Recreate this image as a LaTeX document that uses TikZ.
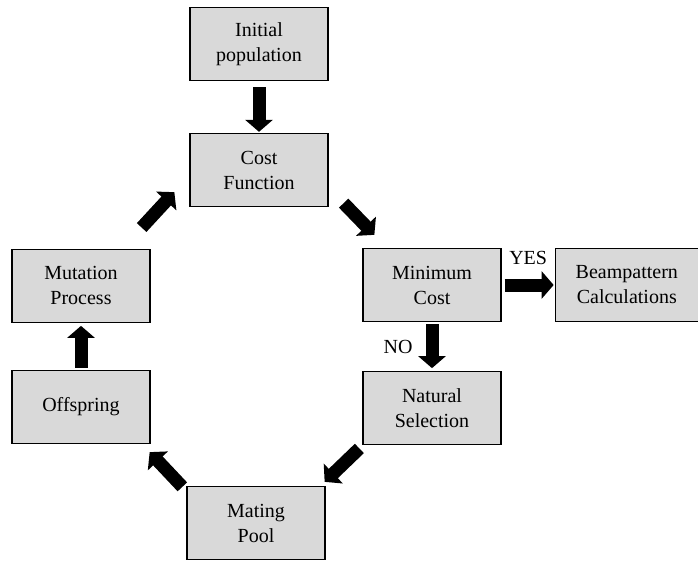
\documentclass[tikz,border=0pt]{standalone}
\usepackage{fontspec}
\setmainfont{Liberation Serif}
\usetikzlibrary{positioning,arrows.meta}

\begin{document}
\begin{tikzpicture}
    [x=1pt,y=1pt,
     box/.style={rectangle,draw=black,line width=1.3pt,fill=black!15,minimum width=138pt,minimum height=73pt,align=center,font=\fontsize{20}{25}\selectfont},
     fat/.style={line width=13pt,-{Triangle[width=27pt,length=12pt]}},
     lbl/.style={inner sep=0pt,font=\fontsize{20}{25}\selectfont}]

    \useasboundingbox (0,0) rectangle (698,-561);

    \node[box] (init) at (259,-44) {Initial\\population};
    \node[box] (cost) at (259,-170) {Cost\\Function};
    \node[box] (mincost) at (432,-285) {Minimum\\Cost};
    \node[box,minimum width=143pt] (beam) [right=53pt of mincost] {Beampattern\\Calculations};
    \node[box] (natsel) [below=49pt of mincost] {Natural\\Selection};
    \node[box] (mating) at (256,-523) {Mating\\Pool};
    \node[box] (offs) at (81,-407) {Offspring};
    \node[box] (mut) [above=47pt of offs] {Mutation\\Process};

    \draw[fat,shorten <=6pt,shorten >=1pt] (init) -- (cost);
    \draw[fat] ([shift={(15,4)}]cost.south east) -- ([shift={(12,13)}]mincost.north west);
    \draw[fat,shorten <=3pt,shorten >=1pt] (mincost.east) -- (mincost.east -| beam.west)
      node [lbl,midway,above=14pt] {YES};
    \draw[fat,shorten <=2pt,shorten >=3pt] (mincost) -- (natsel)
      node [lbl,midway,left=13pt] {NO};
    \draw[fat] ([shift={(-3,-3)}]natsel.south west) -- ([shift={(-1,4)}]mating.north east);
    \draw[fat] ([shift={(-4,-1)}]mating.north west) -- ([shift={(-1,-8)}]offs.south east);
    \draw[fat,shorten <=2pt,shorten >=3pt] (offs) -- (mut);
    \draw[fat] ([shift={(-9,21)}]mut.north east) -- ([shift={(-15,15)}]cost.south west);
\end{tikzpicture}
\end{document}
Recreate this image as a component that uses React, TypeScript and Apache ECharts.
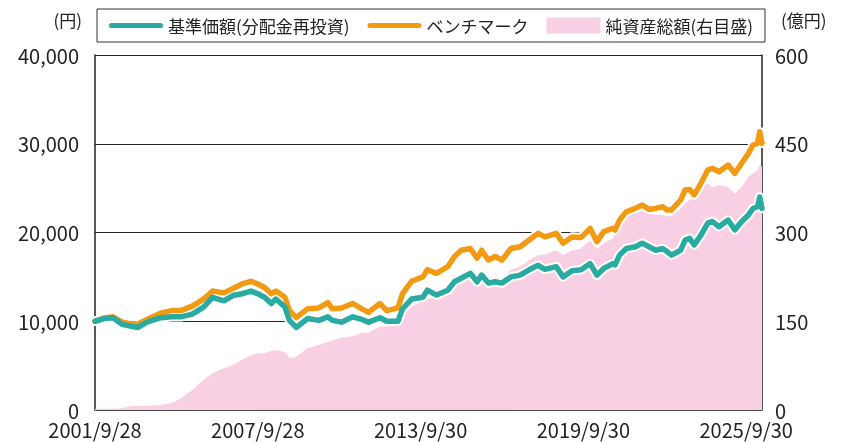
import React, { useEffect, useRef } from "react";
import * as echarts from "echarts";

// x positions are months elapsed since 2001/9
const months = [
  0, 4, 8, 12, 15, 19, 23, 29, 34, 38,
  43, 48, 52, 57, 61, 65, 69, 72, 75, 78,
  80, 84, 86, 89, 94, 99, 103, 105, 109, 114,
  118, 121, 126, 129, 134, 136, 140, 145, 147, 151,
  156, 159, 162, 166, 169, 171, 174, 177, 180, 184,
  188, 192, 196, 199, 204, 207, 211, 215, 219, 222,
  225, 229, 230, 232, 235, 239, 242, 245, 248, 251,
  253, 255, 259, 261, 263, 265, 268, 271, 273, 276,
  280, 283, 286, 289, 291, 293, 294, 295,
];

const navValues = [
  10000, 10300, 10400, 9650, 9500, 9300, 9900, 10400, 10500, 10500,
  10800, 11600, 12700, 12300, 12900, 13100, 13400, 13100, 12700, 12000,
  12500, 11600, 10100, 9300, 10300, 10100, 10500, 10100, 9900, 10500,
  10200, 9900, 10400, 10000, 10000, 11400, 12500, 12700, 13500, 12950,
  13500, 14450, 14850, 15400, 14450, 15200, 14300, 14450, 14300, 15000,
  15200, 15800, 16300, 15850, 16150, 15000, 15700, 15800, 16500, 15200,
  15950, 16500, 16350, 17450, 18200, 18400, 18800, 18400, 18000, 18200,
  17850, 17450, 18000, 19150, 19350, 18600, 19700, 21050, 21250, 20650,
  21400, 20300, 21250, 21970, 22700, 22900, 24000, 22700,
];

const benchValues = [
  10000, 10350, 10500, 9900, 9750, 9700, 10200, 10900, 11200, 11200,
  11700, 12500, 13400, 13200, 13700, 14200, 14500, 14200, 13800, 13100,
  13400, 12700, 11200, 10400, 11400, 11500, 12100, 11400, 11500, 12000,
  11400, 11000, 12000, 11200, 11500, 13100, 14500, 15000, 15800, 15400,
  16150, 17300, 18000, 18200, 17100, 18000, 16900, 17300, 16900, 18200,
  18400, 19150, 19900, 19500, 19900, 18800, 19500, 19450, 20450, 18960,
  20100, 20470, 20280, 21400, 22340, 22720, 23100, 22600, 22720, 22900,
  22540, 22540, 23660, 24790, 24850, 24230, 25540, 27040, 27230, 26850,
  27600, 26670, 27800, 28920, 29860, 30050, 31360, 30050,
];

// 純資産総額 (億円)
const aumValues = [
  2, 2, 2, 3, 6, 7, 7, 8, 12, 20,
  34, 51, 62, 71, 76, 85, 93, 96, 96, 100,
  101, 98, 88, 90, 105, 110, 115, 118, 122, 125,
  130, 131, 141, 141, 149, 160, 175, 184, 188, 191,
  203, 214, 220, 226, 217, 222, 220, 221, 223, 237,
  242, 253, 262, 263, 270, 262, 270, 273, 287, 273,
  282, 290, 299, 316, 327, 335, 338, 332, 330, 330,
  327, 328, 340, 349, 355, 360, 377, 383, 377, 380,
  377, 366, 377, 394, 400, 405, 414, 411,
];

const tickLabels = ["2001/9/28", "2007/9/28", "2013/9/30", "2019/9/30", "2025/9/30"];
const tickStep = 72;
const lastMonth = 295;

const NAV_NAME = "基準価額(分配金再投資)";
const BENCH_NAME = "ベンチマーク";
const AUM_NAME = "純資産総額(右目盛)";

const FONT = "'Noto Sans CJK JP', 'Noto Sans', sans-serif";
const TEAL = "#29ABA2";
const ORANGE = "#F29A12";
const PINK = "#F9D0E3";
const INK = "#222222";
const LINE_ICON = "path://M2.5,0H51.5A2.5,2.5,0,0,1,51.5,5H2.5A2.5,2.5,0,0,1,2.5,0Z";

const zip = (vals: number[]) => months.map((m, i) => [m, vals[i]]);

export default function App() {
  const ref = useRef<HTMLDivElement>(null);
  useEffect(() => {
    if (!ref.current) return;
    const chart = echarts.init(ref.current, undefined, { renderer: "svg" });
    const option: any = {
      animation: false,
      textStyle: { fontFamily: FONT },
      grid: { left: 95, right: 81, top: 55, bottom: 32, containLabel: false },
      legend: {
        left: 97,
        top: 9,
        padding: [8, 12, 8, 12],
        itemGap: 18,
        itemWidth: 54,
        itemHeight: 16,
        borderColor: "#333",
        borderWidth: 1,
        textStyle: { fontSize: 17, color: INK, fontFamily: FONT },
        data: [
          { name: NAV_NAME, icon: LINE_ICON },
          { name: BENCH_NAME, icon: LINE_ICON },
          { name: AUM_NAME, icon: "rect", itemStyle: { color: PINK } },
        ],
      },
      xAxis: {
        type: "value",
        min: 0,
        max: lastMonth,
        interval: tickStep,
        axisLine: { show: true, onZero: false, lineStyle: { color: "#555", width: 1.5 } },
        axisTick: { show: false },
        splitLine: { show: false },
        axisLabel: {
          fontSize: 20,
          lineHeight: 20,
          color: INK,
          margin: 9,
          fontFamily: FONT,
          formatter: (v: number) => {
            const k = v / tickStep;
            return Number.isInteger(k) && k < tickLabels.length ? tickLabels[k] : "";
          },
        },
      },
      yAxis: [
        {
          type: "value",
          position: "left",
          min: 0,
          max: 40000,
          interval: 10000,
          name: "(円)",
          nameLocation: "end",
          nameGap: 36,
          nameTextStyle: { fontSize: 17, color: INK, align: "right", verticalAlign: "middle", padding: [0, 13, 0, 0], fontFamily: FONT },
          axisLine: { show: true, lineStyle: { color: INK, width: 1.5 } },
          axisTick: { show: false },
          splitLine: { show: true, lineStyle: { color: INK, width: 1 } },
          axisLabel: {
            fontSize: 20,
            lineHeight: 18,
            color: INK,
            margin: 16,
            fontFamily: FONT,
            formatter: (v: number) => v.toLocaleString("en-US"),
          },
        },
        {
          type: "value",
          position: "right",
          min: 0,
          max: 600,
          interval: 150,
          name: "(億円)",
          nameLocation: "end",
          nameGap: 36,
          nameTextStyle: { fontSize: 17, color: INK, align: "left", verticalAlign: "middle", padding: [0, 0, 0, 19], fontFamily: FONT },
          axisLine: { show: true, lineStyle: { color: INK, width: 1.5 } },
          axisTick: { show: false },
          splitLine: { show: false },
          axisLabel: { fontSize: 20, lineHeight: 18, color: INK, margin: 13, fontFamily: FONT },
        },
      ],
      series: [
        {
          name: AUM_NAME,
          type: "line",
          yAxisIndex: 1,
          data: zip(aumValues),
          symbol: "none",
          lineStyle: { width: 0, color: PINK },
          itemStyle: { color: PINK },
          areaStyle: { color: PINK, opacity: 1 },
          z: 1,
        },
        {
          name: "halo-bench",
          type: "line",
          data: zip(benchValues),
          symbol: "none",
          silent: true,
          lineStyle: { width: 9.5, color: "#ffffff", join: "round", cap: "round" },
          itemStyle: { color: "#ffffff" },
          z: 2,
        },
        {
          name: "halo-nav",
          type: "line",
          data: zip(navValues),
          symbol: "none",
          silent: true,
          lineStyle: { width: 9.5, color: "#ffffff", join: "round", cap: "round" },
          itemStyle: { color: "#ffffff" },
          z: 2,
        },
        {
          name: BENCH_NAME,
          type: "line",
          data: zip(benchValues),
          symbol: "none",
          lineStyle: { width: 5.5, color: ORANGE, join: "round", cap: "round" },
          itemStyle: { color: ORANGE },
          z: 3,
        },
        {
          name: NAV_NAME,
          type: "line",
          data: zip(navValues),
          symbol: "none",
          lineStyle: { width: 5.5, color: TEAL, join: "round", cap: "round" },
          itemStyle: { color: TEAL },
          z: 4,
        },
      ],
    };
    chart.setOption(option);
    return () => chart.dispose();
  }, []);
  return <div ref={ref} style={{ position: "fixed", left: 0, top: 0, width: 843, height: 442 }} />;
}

___

(Instructions to follow) Begin with the first line of the entries above and write out each line exactly, ending with the line containing "(mut) [above=47pt of". Leave out pictures.

(Finished task)
Recreate this image as a LaTeX document that uses TikZ.
\documentclass[tikz,border=0pt]{standalone}
\usepackage{fontspec}
\setmainfont{Liberation Serif}
\usetikzlibrary{positioning,arrows.meta}

\begin{document}
\begin{tikzpicture}
    [x=1pt,y=1pt,
     box/.style={rectangle,draw=black,line width=1.3pt,fill=black!15,minimum width=138pt,minimum height=73pt,align=center,font=\fontsize{20}{25}\selectfont},
     fat/.style={line width=13pt,-{Triangle[width=27pt,length=12pt]}},
     lbl/.style={inner sep=0pt,font=\fontsize{20}{25}\selectfont}]

    \useasboundingbox (0,0) rectangle (698,-561);

    \node[box] (init) at (259,-44) {Initial\\population};
    \node[box] (cost) at (259,-170) {Cost\\Function};
    \node[box] (mincost) at (432,-285) {Minimum\\Cost};
    \node[box,minimum width=143pt] (beam) [right=53pt of mincost] {Beampattern\\Calculations};
    \node[box] (natsel) [below=49pt of mincost] {Natural\\Selection};
    \node[box] (mating) at (256,-523) {Mating\\Pool};
    \node[box] (offs) at (81,-407) {Offspring};
    \node[box] (mut) [above=47pt of offs] {Mutation\\Process};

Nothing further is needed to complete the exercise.